J’ai été très touchée et impressionnée par son livre, qui partage la question du silence qu’on impose aux victimes, parfois en pensant que c’est pour leur bien. Cette prise de conscience de devoir prendre la parole, et de la prendre depuis un silence, je l’ai aussi acquise depuis ma vie professionnelle et militante, dans le champ de la lutte contre le sida, puis de la prévention du suicide en Gironde, des sujets tabous. Tout cela m’a nourrie.

Comme Neige Sinno, j’ai écrit d’autres livres, des fictions, avant ce livre de témoignage qui se pose la question de ce qu’on peut faire en littérature. Il n’est pas tant question de la langue, très simple dans Le Convoi, mais de comment prendre le lecteur, la lectrice, par la main pour l’emmener dans nos dédales. Il ne s’agit pas juste de raconter mon histoire d’un point A à un point B, car mon histoire n’est pas linéaire ; comme aucune autre d’ailleurs. Le travail littéraire a été dans la structuration de ce double récit, celui du témoignage brut et celui de l’enquête.

Vous essayez aussi de retrouver le regard, les sensations de celle que vous étiez à quinze ans, au moment du génocide.

C’est ça le trauma : ne pas pouvoir s’empêcher de redevenir l’enfant qui a été blessé à ce moment-là. Je continue à dire « nous » en disant les enfants du convoi, avec l’impression que nous sommes restés les enfants du convoi.

D’ailleurs vous partez en quête de ces enfants, devenus adultes, et lorsque vous vous retrouvez, les mémoires se partagent, les parts manquantes du récit se comblent.

Ça c’est la plus belle chose. Encore ce matin, une amie m’a donné le contact d’un monsieur et de ses deux nièces évacués par les convois. Le livre continue à s’écrire. Deux humanitaires m’ont contactée, des enfants aussi… Petit à petit le livre tient cette sorte de promesse de nous réunir.

Ce récit à la première personne est-il une forme que vous souhaitez poursuivre ?

Je ne suis pas sûre d’avoir envie de le refaire de sitôt. Le récit est un genre difficile, si on veut bien le faire. J’ai notamment demandé la relecture de tout le monde, pour ne pas m’approprier leur parole et parler à leur place. La fiction est plus confortable.

On entre en avril dans les mois de commémoration du génocide des Tutsi. Y participerez-vous ?

Oui, beaucoup de choses sont prévues à Bordeaux, notamment un rassemblement le 7 avril, à côté du miroir d’eau. Et à Bègles aussi, qui a longtemps été le lieu où on pouvait commémorer, car le maire était très clair avec ce sujet.
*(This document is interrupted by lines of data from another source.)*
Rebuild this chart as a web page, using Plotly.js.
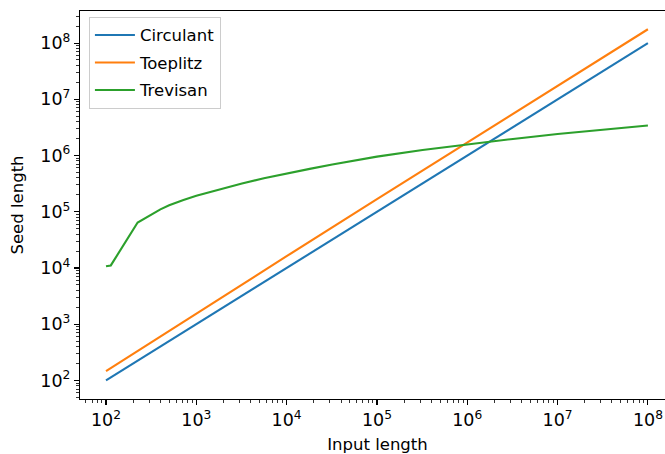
<!DOCTYPE html>
<html>
<head>
<meta charset="utf-8">
<script src="https://cdn.plot.ly/plotly-3.0.1.min.js"></script>
<style>html,body{margin:0;padding:0;overflow:hidden;background:#fff;}</style>
</head>
<body>
<div id="chart"></div>
<script>
const inputLength = [100, 1e3, 1e4, 1e5, 1e6, 1e7, 1e8];
const circulant = [100, 1e3, 1e4, 1e5, 1e6, 1e7, 1e8];
const toeplitz = [146, 1550, 16200, 167000, 1.70e6, 1.73e7, 1.76e8];

const trevisanInput = [100, 113, 224, 307, 347, 400, 500, 600, 720, 1000, 1700, 3200, 5600, 1e4, 18000, 32000, 1e5, 320000, 1e6, 3.2e6, 1e7, 3.2e7, 1e8];
const trevisan = [10700, 11100, 64300, 87100, 97700, 110000, 130000, 147000, 162000, 193000, 245000, 318000, 395000, 482000, 579000, 692000, 955000, 1.25e6, 1.585e6, 1.97e6, 2.42e6, 2.90e6, 3.42e6];

const tickVals = [1e2, 1e3, 1e4, 1e5, 1e6, 1e7, 1e8];
const tickText = ['10<sup>2</sup>', '10<sup>3</sup>', '10<sup>4</sup>', '10<sup>5</sup>', '10<sup>6</sup>', '10<sup>7</sup>', '10<sup>8</sup>'];

const font = {family: 'DejaVu Sans', size: 16.5, color: '#000'};
const tickFont = {family: 'DejaVu Sans', size: 17.5, color: '#000'};

const traces = [
  {x: inputLength, y: circulant, name: 'Circulant', mode: 'lines', legendgroup: 'a', line: {color: '#1f77b4', width: 2.1}},
  {x: inputLength, y: toeplitz, name: 'Toeplitz', mode: 'lines', legendgroup: 'b', line: {color: '#ff7f0e', width: 2.1}},
  {x: trevisanInput, y: trevisan, name: 'Trevisan', mode: 'lines', legendgroup: 'c', line: {color: '#2ca02c', width: 2.1}}
];

const axisCommon = {
  type: 'log',
  showgrid: false,
  zeroline: false,
  showline: true,
  linecolor: '#000',
  linewidth: 1.1,
  mirror: true,
  ticks: 'outside',
  ticklen: 5,
  tickwidth: 1.1,
  tickcolor: '#000',
  tickvals: tickVals,
  ticktext: tickText,
  tickfont: tickFont,
  minor: {ticks: 'outside', ticklen: 3, tickwidth: 0.8, tickcolor: '#000', dtick: 'D1', showgrid: false}
};

const layout = {
  width: 690,
  height: 454,
  margin: {l: 80, r: 15, t: 11, b: 55},
  paper_bgcolor: '#fff',
  plot_bgcolor: '#fff',
  font: font,
  showlegend: true,
  legend: {
    x: 0.015, y: 0.985, xanchor: 'left', yanchor: 'top',
    bgcolor: 'rgba(255,255,255,0.8)', bordercolor: '#cccccc', borderwidth: 1,
    font: font, tracegroupgap: 3, traceorder: 'grouped', itemwidth: 40
  },
  xaxis: Object.assign({}, axisCommon, {
    range: [1.712, 8.3],
    title: {text: 'Input length', font: font, standoff: 10}
  }),
  yaxis: Object.assign({}, axisCommon, {
    range: [1.67, 8.57],
    title: {text: 'Seed length', font: font, standoff: 12}
  })
};

Plotly.newPlot('chart', traces, layout, {displayModeBar: false, staticPlot: true});
</script>
</body>
</html>
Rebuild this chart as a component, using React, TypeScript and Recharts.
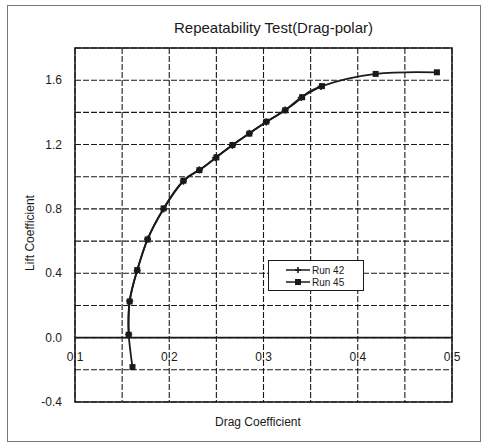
import { CartesianGrid, Line, LineChart, ReferenceArea, ReferenceLine, XAxis, YAxis } from "recharts";

// drag polar
const RUN42_CD = [0.157, 0.158, 0.166, 0.177, 0.194, 0.215, 0.232, 0.249, 0.267, 0.285, 0.303, 0.323, 0.340, 0.361];
const RUN42_CL = [0.02, 0.228, 0.417, 0.612, 0.8, 0.972, 1.043, 1.118, 1.195, 1.27, 1.34, 1.415, 1.492, 1.561];

const RUN45_CD = [0.161, 0.157, 0.158, 0.166, 0.177, 0.194, 0.215, 0.232, 0.25, 0.267, 0.285, 0.303, 0.323, 0.341, 0.362, 0.419, 0.484];
const RUN45_CL = [-0.183, 0.018, 0.225, 0.42, 0.61, 0.803, 0.975, 1.041, 1.12, 1.197, 1.268, 1.342, 1.413, 1.494, 1.563, 1.639, 1.649];

const X_TICKS = [0.1, 0.15, 0.2, 0.25, 0.3, 0.35, 0.4, 0.45, 0.5];
const Y_TICKS = [-0.4, -0.2, 0, 0.2, 0.4, 0.6, 0.8, 1.0, 1.2, 1.4, 1.6, 1.8];

const run42 = RUN42_CD.map((cd, i) => ({ cd, cl: RUN42_CL[i] }));
const run45 = RUN45_CD.map((cd, i) => ({ cd, cl: RUN45_CL[i] }));

const W = 481;
const H = 442;
const M = { top: 48, right: 29, bottom: 10, left: 35 };
const PLOT_H = H - M.top - M.bottom - 30;
const FONT = "'Liberation Sans', Arial, sans-serif";
const INK = "#1a1a1a";

function XTick({ x, y, payload }: any) {
  const v = payload.value;
  if (Math.abs(v * 10 - Math.round(v * 10)) > 1e-6) return null;
  // labels sit just under the CL = 0 line, not at the bottom of the frame
  const zeroUp = (PLOT_H * 0.4) / 2.2;
  return (
    <text x={x} y={y - zeroUp + 23} textAnchor="middle" fontSize={12} fontFamily={FONT} fill={INK}>
      {v.toFixed(1)}
    </text>
  );
}

function YTick({ x, y, payload }: any) {
  const v = payload.value;
  if (Math.round(v * 10) % 4 !== 0) return null;
  return (
    <text x={x} y={y + 4} textAnchor="end" fontSize={12} fontFamily={FONT} fill={INK}>
      {v.toFixed(1)}
    </text>
  );
}

const squareDot = (props: any) => {
  const { cx, cy, key } = props;
  return <rect key={key} x={cx - 3} y={cy - 3} width={6} height={6} fill={INK} />;
};

const crossDot = (props: any) => {
  const { cx, cy, key } = props;
  return (
    <g key={key}>
      <line x1={cx - 3.5} y1={cy} x2={cx + 3.5} y2={cy} stroke={INK} strokeWidth={1.6} />
      <line x1={cx} y1={cy - 3.5} x2={cx} y2={cy + 3.5} stroke={INK} strokeWidth={1.6} />
    </g>
  );
};

export default function App() {
  return (
    <div style={{ position: "absolute", left: 0, top: 0, width: W, height: H, background: "#fff", fontFamily: FONT }}>
      <div style={{ position: "absolute", left: 7, top: 5, width: 472, height: 435, border: "1px solid #777" }} />
      <div style={{ position: "absolute", left: 0, width: W, top: 19, textAlign: "center", paddingLeft: 66, boxSizing: "border-box", fontSize: 15, color: INK }}>
        Repeatability Test(Drag-polar)
      </div>
      <LineChart width={W} height={H} margin={M} style={{ position: "absolute", left: 0, top: 0 }}>
        <CartesianGrid stroke={INK} strokeDasharray="6 2" strokeWidth={1.1} />
        <XAxis
          type="number"
          dataKey="cd"
          domain={[0.1, 0.5]}
          ticks={X_TICKS}
          height={30}
          axisLine={false}
          tickLine={false}
          tickSize={0}
          tickMargin={0}
          tick={<XTick />}
          allowDuplicatedCategory={false}
        />
        <YAxis
          type="number"
          dataKey="cl"
          domain={[-0.4, 1.8]}
          ticks={Y_TICKS}
          width={40}
          axisLine={false}
          tickLine={false}
          tickSize={0}
          tickMargin={13}
          tick={<YTick />}
        />
        <ReferenceArea x1={0.1} x2={0.5} y1={-0.4} y2={1.8} fill="none" fillOpacity={0} stroke={INK} strokeWidth={1.5} />
        <ReferenceLine y={0} stroke={INK} strokeWidth={1.6} />
        <Line data={run45} dataKey="cl" type="natural" stroke={INK} strokeWidth={1.8} dot={squareDot} isAnimationActive={false} />
        <Line data={run42} dataKey="cl" type="natural" stroke={INK} strokeWidth={1.8} dot={crossDot} isAnimationActive={false} />
      </LineChart>
      <div
        style={{
          position: "absolute",
          left: 12,
          top: 233,
          transform: "translate(-50%, -50%) rotate(-90deg)",
          transformOrigin: "center",
          marginLeft: 18,
          fontSize: 12,
          color: INK,
          whiteSpace: "nowrap",
        }}
      >
        Lift Coefficient
      </div>
      <div style={{ position: "absolute", left: 215, top: 415, fontSize: 12, color: INK, whiteSpace: "nowrap" }}>Drag Coefficient</div>
      <div
        style={{
          position: "absolute",
          left: 268,
          top: 260,
          width: 96,
          height: 31,
          border: `1.5px solid ${INK}`,
          background: "#fff",
          boxSizing: "border-box",
          fontSize: 10,
          color: INK,
        }}
      >
        {[
          { name: "Run 42", dot: "cross" },
          { name: "Run 45", dot: "square" },
        ].map((item, i) => (
          <div key={item.name} style={{ position: "absolute", left: 16, top: 3 + i * 12, height: 12, display: "flex", alignItems: "center" }}>
            <svg width={26} height={12}>
              <line x1={1} y1={6} x2={25} y2={6} stroke={INK} strokeWidth={1.5} />
              {item.dot === "cross" ? (
                <g>
                  <line x1={10} y1={6} x2={16} y2={6} stroke={INK} strokeWidth={1.6} />
                  <line x1={13} y1={3} x2={13} y2={9} stroke={INK} strokeWidth={1.6} />
                </g>
              ) : (
                <rect x={10} y={3} width={6} height={6} fill={INK} />
              )}
            </svg>
            <span style={{ marginLeft: 1 }}>{item.name}</span>
          </div>
        ))}
      </div>
    </div>
  );
}
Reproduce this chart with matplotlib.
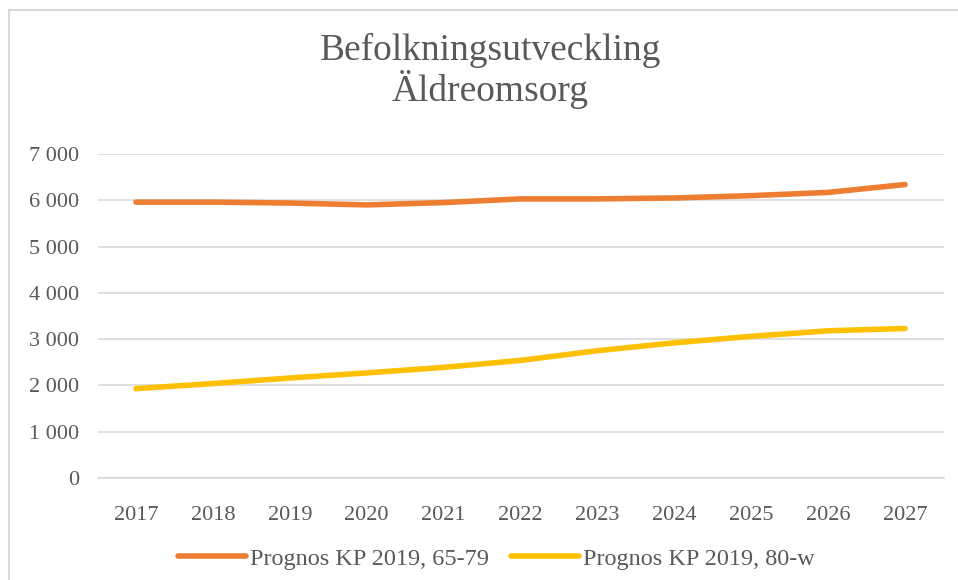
import matplotlib
matplotlib.use("Agg")
import matplotlib.pyplot as plt
from matplotlib.patches import Rectangle
from matplotlib.ticker import FuncFormatter

years = ["2017", "2018", "2019", "2020", "2021", "2022", "2023", "2024", "2025", "2026", "2027"]
age_65_79 = [5960, 5960, 5940, 5900, 5950, 6030, 6030, 6050, 6100, 6170, 6340]
age_80_w = [1930, 2040, 2160, 2270, 2390, 2540, 2750, 2920, 3060, 3180, 3230]
series_labels = ["Prognos KP 2019, 65-79", "Prognos KP 2019, 80-w"]

text_col = "#595959"
grid_col = "#d9d9d9"

plt.rcParams["font.family"] = ["Liberation Serif", "DejaVu Serif"]

fig = plt.figure(figsize=(9.58, 5.8), dpi=100)
ax = fig.add_axes([0.1018, 0.1759, 0.8831, 0.5586])

x = range(len(years))
ax.plot(x, age_65_79, color="#ED7D31", lw=4, solid_capstyle="round", label=series_labels[0])
ax.plot(x, age_80_w, color="#FFC000", lw=4, solid_capstyle="round", label=series_labels[1])

ax.set_xlim(-0.5, len(years) - 0.5)
ax.set_ylim(0, 7000)
ax.set_yticks(range(0, 7001, 1000))
ax.yaxis.set_major_formatter(FuncFormatter(lambda v, p: f"{int(v):,}".replace(",", " ")))
ax.set_xticks(list(x))
ax.set_xticklabels(years)
ax.grid(axis="y", color=grid_col, lw=1.2)
ax.set_axisbelow(True)
for s in ["top", "right", "left"]:
    ax.spines[s].set_visible(False)
ax.spines["bottom"].set_color(grid_col)
ax.spines["bottom"].set_linewidth(1.2)
ax.tick_params(axis="both", length=0, labelsize=16, labelcolor=text_col)
ax.tick_params(axis="y", pad=13)
ax.tick_params(axis="x", pad=20)

fig.text(0.512, 0.878, "Befolkningsutveckling\nÄldreomsorg", ha="center", va="center",
         fontsize=27, color=text_col, linespacing=1.05)

leg = fig.legend(loc="center", bbox_to_anchor=(0.518, 0.037), ncol=2, frameon=False,
                 fontsize=17.5, handlelength=2.8, handletextpad=0.17, columnspacing=0.9)
for t in leg.get_texts():
    t.set_color(text_col)

# chart border (cut at right and bottom edges)
fig.patches.append(Rectangle((9 / 958, -0.1), 1.2, 1 - 10 / 580 + 0.1, transform=fig.transFigure,
                             fill=False, edgecolor=grid_col, lw=1.5))

fig.savefig("out.png", dpi=100)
À Bordeaux, c’était plus compliqué avec Alain Juppé qui était ministre des Affaires étrangères pendant le génocide.

Propos recueillis par Stéphanie Pichon

Informations pratiques

Le Convoi, Flammarion.
Culbuter le malheur, Mémoire d’encrier.
Entretien : Sauvée par la langue,
samedi 6 avril, 17h,
salle Vauthier, TnBA, Escales du livre, Bordeaux (33).

Journée de commémoration du génocide perpétré contre les Tutsi,
dimanche 7 avril,11h30,
rassemblement au miroir d’eau, Bordeaux (33),

16h, rassemblement au mémorial de l’Homme debout, Bègles, puis concert de Perrine Fifadji, témoignages et projection du film Une des mille collines, salle Jean Vautrin, Bègles (33).